Le Progrès : Bien que réduite au cours du précédent mandat, la part du fonctionnement dans le budget de la Courly en représente encore 60 %. Pour augmenter la part de l’investissement, vous faudra-t-il diminuer les effectifs ?
Michel Noir : L’augmentation de la part de l’investissement dans le budget communautaire passe par une stratégie d’efficience de l’entité communauté urbaine.
L’efficience, c’est comme dans une entreprise, vous la trouverez dans la mesure où vous avez une stratégie « ressources humaines et organisation », qui est bien conduite par rapport à l’objectif de l’entreprise. Une stratégie qui implique la formation des hommes, leur qualification, la capacité d’évolution et de valorisation des tâches, la mobilité qui en découle, la capacité de se redéployer au fur et à mesure que l’entité communautaire évolue, que des fonctions prennent plus d’importance et d’autres moins. Sinon, l’organisation devient rigide, donc fonctionne mal, ou alors par crises, ce qui n’est jamais une solution.
Dans ces conditions, diminuer les effectifs n’est pas à la bonne façon de poser le problème. La Courly a des missions à remplir. Dans la mesure où une stratégie efficace a été définie, nous le remplirons avec le souci du qualificatif. Pour cela, nous augmenterons le budget « formation » des personnels. Dès juillet, nous mettrons aussi sur la table de travail et de négociations un plan d’intéressement.

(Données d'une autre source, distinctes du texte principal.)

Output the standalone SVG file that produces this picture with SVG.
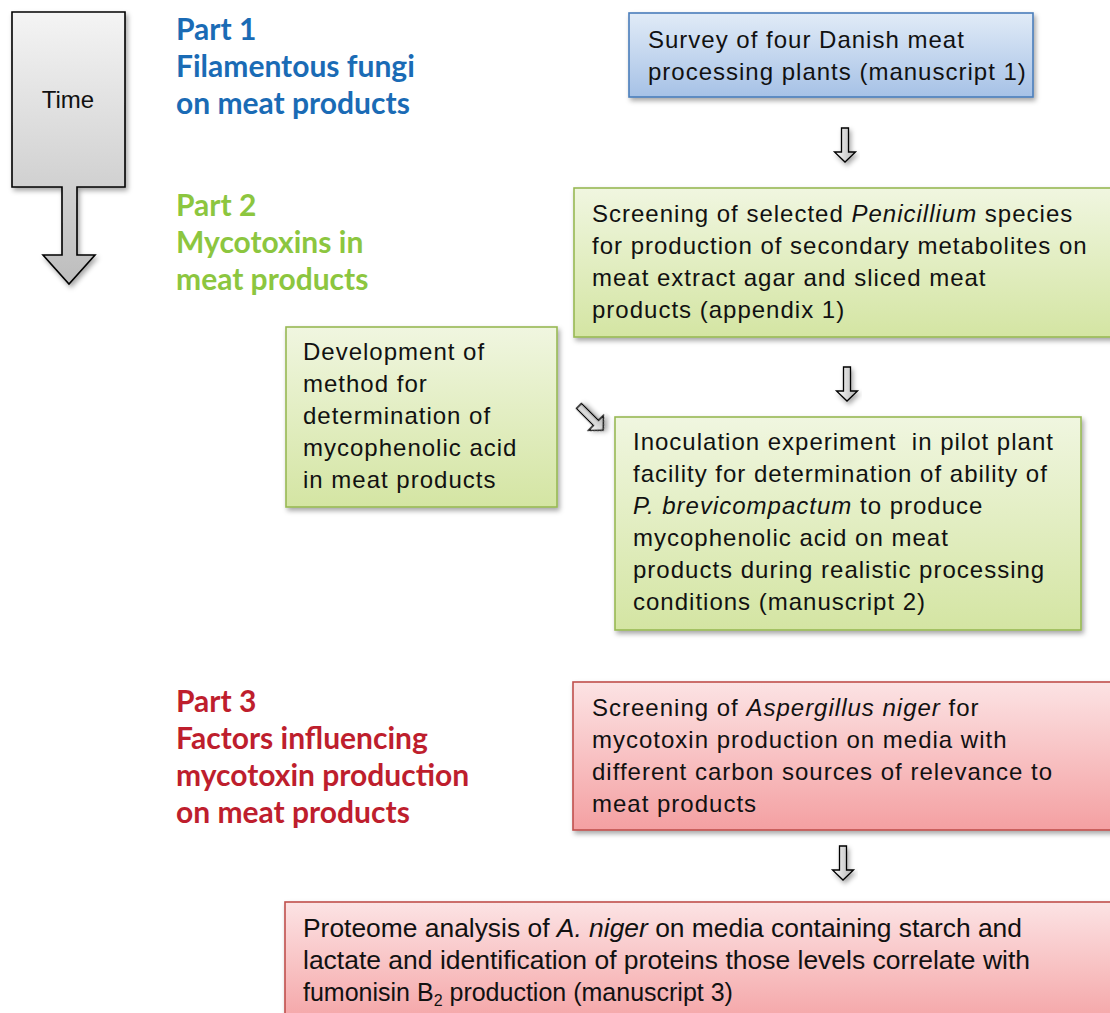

Le Progrès : Une agglomération est un espace où l’on habite, où l’on circule, où l’on se soigne. Si l’on vous a bien compris, le rôle du responsable politique est d’engager la réflexion pour l’amélioration, l’aménagement, on devrait dire la « rénovation » de cet espace.
Michel Noir : La rénovation, c’est le respect d’une primauté de la personne, donc le fait qu’on ordonne les politiques non à des impératifs techniques, mais à des impératifs de finalité humaine. De sorte que, dans le match entre la finalité et les moyens, on doit respecter la finalité et ne pas laisser piéger par le scientisme de la technique.
intertitre : Ne pas se transformer en « garde-mobile chef » !
La rénovation, cela signifie aussi que, lorsque tout bouge, il faut soi-même bouger. Sinon, on se rigidifie, on se transforme en garde-mobile chef, responsable du maintien de l’ordre des idées, et alors les choses se rigidifient de plus en plus, et il y a risque d’explosion.
Faire du maintien de l’ordre idéologique, c’est toujours la facilité vers laquelle ont tendance à aller ceux qui sont inquiets ou ne comprennent pas ce qui se passe. Ils appliquent le principe de Bismarck : « Je réprime avant de comprendre ».